Locate the line that contains "Output the component" in the entries below, then repeat it and every following line through the line that contains "const spectrumOffsets = [500, 335, 170];", exactly, and no others.

(Data listing)
● ● ● ●
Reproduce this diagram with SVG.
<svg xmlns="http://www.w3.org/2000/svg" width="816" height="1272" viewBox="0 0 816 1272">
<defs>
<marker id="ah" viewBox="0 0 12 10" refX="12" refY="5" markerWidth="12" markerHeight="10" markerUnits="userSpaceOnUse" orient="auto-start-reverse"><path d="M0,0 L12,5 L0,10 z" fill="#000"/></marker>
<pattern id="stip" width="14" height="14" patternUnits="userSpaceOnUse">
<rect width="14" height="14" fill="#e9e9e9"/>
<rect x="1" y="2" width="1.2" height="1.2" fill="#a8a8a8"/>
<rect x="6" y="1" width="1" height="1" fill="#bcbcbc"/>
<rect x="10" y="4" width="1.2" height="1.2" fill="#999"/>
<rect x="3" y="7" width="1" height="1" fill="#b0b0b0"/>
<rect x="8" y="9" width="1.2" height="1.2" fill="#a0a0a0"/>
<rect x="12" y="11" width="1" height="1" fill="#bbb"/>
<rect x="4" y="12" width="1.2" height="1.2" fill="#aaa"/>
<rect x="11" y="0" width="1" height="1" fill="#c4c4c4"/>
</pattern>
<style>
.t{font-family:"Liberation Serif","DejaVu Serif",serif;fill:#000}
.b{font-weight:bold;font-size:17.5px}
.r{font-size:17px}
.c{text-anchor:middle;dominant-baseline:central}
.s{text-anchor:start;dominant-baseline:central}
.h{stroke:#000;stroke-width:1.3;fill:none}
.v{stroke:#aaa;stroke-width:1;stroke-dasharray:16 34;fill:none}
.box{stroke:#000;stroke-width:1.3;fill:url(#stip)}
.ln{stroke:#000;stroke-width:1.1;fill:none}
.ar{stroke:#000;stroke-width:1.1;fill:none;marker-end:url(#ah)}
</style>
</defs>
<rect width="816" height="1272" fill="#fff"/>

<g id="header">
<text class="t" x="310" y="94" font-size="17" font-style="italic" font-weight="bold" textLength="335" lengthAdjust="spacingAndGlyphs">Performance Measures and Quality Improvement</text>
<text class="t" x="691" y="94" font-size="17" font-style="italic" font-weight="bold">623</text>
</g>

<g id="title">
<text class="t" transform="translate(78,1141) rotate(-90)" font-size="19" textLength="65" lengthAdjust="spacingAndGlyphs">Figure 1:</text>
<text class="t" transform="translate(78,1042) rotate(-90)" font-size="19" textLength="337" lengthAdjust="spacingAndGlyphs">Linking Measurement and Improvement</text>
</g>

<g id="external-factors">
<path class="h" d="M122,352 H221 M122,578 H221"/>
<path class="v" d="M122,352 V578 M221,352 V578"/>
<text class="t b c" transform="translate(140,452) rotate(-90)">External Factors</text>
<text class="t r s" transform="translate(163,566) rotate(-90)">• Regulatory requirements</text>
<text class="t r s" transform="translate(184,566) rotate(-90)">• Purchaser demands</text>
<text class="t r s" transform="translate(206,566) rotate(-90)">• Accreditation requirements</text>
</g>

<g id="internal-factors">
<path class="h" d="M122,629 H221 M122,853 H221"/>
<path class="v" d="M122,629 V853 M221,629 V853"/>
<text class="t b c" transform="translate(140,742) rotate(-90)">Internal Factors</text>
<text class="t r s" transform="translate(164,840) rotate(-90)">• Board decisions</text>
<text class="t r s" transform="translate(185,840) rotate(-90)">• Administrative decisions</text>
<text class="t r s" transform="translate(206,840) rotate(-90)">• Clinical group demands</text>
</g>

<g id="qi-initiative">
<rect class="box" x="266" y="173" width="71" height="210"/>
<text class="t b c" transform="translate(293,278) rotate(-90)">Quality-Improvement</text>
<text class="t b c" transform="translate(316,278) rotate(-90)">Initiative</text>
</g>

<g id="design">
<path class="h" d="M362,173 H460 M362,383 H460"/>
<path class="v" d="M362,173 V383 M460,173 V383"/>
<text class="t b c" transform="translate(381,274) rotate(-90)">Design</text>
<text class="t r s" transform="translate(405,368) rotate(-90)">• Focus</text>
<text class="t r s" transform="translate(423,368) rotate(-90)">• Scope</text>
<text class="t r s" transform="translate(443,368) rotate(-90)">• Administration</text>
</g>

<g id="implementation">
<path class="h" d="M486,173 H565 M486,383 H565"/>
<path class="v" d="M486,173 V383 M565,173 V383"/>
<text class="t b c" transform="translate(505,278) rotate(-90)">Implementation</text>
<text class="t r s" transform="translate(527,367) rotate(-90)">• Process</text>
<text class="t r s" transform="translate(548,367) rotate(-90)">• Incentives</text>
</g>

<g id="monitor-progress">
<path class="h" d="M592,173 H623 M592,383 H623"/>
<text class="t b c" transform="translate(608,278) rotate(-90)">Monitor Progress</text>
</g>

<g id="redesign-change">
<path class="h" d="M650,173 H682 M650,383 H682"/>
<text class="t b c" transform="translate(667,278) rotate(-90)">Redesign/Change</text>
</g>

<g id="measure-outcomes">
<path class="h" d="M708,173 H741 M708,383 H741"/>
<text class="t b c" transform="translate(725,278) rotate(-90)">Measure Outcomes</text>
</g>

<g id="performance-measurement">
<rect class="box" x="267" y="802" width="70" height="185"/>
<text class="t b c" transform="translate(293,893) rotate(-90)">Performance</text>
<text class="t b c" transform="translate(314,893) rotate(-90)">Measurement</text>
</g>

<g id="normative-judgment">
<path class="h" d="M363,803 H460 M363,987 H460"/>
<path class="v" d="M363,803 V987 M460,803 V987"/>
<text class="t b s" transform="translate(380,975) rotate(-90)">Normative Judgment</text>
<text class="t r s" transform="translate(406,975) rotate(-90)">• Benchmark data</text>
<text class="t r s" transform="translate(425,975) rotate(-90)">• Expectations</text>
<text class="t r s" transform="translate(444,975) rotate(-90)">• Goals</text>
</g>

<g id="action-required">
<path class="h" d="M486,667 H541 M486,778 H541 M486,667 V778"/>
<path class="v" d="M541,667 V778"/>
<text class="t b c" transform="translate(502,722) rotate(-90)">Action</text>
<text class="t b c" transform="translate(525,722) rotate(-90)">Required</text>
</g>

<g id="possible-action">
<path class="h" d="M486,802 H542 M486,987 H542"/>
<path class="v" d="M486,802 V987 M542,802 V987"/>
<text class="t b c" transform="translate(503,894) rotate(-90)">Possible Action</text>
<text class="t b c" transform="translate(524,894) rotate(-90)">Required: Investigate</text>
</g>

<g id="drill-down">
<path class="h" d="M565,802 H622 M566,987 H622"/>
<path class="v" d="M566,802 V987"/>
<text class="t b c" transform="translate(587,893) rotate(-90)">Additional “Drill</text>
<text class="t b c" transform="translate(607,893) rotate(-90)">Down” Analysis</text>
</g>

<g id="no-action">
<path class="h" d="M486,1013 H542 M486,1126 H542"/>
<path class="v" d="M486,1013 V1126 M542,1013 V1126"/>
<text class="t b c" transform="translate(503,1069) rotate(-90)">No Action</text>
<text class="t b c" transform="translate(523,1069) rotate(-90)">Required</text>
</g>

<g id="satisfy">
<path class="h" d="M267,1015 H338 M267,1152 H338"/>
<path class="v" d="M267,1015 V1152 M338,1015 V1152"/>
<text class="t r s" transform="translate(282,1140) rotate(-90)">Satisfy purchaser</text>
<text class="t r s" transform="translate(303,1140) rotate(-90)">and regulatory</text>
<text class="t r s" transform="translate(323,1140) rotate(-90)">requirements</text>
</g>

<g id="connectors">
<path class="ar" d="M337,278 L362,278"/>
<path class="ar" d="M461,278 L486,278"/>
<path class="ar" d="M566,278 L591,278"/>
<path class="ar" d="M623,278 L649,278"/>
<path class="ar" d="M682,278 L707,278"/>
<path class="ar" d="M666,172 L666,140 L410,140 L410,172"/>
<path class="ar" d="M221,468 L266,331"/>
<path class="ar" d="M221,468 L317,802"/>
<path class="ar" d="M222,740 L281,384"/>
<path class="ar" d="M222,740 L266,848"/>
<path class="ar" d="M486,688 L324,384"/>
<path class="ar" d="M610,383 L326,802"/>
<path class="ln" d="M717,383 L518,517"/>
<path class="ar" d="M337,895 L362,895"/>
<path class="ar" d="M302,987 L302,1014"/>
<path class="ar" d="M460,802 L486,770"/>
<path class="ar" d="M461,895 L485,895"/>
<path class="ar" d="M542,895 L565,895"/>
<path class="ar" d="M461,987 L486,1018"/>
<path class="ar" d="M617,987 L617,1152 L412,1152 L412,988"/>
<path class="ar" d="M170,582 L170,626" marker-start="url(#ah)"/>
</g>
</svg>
● ● ● ●
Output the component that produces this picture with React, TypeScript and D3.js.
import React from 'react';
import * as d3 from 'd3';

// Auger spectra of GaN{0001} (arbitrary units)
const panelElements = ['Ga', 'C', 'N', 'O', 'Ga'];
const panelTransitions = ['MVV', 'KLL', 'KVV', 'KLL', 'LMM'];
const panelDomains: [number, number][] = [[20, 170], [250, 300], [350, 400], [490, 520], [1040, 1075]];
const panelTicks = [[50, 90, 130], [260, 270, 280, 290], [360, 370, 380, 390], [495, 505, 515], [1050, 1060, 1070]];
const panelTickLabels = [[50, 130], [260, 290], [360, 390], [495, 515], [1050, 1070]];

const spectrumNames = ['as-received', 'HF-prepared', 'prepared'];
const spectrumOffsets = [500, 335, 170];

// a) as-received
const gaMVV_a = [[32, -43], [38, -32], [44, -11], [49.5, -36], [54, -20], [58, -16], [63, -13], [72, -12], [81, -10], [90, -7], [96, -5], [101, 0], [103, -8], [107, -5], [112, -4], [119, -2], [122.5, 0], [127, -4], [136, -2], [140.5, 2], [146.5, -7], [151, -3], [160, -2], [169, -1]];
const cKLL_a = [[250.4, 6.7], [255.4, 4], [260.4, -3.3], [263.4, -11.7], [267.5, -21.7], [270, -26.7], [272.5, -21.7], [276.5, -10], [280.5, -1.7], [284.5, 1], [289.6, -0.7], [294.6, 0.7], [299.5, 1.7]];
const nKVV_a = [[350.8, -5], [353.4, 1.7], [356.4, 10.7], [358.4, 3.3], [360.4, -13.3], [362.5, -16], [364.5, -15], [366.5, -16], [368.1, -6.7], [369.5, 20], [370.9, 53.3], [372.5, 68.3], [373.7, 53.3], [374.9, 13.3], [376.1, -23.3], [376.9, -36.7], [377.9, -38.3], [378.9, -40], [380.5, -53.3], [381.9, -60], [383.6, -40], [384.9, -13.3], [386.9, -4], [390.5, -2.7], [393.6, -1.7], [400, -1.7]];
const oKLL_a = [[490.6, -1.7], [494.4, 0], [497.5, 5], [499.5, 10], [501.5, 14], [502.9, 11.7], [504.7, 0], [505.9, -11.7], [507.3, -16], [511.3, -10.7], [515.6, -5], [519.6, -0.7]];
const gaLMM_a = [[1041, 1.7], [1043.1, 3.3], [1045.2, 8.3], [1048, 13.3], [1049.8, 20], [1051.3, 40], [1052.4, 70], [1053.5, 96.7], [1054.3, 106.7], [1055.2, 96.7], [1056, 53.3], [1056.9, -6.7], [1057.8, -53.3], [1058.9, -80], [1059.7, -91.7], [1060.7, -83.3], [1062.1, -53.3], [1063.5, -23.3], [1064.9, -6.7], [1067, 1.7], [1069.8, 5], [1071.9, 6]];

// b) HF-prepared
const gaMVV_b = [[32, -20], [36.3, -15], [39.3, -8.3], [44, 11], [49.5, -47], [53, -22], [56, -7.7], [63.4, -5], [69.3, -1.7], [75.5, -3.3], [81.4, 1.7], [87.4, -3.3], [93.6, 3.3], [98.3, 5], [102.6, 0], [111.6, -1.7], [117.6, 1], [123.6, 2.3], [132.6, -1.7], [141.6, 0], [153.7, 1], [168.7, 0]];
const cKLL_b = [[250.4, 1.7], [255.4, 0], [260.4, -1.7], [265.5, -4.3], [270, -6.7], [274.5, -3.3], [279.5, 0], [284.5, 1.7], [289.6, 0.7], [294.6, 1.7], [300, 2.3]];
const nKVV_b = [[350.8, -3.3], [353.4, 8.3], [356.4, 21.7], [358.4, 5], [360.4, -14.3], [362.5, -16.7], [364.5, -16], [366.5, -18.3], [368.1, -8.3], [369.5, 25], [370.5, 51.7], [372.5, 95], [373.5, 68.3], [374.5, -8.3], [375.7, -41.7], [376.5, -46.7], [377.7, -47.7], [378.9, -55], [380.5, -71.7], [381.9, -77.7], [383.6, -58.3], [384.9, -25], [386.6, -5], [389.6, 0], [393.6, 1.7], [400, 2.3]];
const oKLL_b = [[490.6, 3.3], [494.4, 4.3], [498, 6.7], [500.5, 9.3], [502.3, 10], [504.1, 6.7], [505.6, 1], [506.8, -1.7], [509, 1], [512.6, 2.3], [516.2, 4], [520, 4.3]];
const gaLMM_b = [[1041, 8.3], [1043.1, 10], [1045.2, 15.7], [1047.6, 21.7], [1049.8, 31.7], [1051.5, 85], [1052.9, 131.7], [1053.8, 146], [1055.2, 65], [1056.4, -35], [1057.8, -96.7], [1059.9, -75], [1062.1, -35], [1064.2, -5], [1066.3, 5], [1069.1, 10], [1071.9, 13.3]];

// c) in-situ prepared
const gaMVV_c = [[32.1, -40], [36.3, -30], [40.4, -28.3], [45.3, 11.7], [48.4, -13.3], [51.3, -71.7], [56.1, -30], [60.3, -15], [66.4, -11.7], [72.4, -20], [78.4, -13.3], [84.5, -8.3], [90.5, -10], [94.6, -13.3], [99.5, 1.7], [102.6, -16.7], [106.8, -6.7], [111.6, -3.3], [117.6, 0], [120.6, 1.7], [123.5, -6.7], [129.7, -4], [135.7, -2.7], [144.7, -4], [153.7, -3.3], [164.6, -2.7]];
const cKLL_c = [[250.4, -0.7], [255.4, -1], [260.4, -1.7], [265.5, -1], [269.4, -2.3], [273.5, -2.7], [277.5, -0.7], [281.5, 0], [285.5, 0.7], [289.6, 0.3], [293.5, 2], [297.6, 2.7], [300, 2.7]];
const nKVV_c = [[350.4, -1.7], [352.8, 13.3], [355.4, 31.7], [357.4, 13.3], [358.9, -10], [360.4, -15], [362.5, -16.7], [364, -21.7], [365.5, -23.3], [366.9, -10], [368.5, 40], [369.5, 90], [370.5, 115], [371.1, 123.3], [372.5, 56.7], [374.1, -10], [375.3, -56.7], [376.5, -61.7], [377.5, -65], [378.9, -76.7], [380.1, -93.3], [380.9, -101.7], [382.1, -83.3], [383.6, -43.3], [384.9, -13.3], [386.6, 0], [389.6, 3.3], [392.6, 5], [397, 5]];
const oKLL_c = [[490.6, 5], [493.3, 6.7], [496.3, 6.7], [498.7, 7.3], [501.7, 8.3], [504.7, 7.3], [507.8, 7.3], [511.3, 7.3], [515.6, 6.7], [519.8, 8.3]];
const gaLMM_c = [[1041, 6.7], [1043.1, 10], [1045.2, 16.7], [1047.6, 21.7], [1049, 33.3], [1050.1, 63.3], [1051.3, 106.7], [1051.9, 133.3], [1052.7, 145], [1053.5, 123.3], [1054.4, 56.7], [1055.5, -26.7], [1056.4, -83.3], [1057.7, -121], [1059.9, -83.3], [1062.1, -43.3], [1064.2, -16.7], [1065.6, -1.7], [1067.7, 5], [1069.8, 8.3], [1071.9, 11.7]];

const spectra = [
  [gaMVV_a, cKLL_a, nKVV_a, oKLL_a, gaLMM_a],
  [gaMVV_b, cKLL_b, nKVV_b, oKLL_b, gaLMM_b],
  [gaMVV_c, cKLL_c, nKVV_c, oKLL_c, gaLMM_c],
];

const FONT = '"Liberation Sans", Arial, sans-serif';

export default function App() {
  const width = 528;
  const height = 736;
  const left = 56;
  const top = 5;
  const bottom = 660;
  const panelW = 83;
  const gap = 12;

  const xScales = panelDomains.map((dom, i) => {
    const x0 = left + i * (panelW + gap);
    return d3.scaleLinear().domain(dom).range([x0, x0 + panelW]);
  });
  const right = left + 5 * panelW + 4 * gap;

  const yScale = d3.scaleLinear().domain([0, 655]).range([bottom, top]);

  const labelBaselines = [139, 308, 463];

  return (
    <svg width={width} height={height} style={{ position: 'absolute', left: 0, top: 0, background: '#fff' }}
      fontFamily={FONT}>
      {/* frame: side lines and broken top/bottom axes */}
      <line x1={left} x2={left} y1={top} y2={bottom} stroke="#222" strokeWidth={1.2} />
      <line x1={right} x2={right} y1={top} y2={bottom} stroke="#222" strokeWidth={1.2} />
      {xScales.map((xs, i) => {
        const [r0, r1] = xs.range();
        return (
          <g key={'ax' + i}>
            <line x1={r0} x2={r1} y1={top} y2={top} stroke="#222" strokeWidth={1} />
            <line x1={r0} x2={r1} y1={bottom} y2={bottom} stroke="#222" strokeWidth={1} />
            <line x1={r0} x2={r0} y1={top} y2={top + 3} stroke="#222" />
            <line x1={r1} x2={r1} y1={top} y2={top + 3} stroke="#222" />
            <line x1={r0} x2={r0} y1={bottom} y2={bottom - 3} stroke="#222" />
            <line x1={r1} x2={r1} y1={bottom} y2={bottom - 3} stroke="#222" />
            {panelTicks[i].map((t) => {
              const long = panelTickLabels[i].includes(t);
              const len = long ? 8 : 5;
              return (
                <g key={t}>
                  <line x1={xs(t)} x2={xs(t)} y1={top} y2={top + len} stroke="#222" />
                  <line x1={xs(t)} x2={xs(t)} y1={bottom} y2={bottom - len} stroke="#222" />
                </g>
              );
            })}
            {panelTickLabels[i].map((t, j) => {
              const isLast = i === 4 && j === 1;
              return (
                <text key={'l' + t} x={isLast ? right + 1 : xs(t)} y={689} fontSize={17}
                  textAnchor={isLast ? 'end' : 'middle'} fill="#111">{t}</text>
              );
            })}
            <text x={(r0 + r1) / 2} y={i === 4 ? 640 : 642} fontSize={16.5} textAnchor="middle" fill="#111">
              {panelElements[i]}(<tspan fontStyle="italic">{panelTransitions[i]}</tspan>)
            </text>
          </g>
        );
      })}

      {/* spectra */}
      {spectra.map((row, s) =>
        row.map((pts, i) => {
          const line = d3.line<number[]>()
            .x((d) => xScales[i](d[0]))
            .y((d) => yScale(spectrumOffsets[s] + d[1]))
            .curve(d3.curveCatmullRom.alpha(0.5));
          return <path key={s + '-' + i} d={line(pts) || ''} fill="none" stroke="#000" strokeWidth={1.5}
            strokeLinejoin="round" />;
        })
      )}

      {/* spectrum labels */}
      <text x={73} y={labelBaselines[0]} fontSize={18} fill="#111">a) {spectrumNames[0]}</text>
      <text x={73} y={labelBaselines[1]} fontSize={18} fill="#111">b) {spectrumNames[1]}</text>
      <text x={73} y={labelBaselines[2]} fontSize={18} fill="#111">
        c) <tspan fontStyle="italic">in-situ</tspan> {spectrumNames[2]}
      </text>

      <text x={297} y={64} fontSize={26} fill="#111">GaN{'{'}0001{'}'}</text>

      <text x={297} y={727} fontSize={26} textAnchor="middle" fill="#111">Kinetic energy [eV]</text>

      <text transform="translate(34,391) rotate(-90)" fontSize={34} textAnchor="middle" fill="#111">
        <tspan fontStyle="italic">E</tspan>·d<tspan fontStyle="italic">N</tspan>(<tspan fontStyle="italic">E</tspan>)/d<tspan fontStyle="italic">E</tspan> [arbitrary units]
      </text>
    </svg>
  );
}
● ● ● ●
- [RESPONSE TO THIS EXERCISE]
Output the component that produces this picture with React, TypeScript and D3.js.
import React from 'react';
import * as d3 from 'd3';

// Auger spectra of GaN{0001} (arbitrary units)
const panelElements = ['Ga', 'C', 'N', 'O', 'Ga'];
const panelTransitions = ['MVV', 'KLL', 'KVV', 'KLL', 'LMM'];
const panelDomains: [number, number][] = [[20, 170], [250, 300], [350, 400], [490, 520], [1040, 1075]];
const panelTicks = [[50, 90, 130], [260, 270, 280, 290], [360, 370, 380, 390], [495, 505, 515], [1050, 1060, 1070]];
const panelTickLabels = [[50, 130], [260, 290], [360, 390], [495, 515], [1050, 1070]];

const spectrumNames = ['as-received', 'HF-prepared', 'prepared'];
const spectrumOffsets = [500, 335, 170];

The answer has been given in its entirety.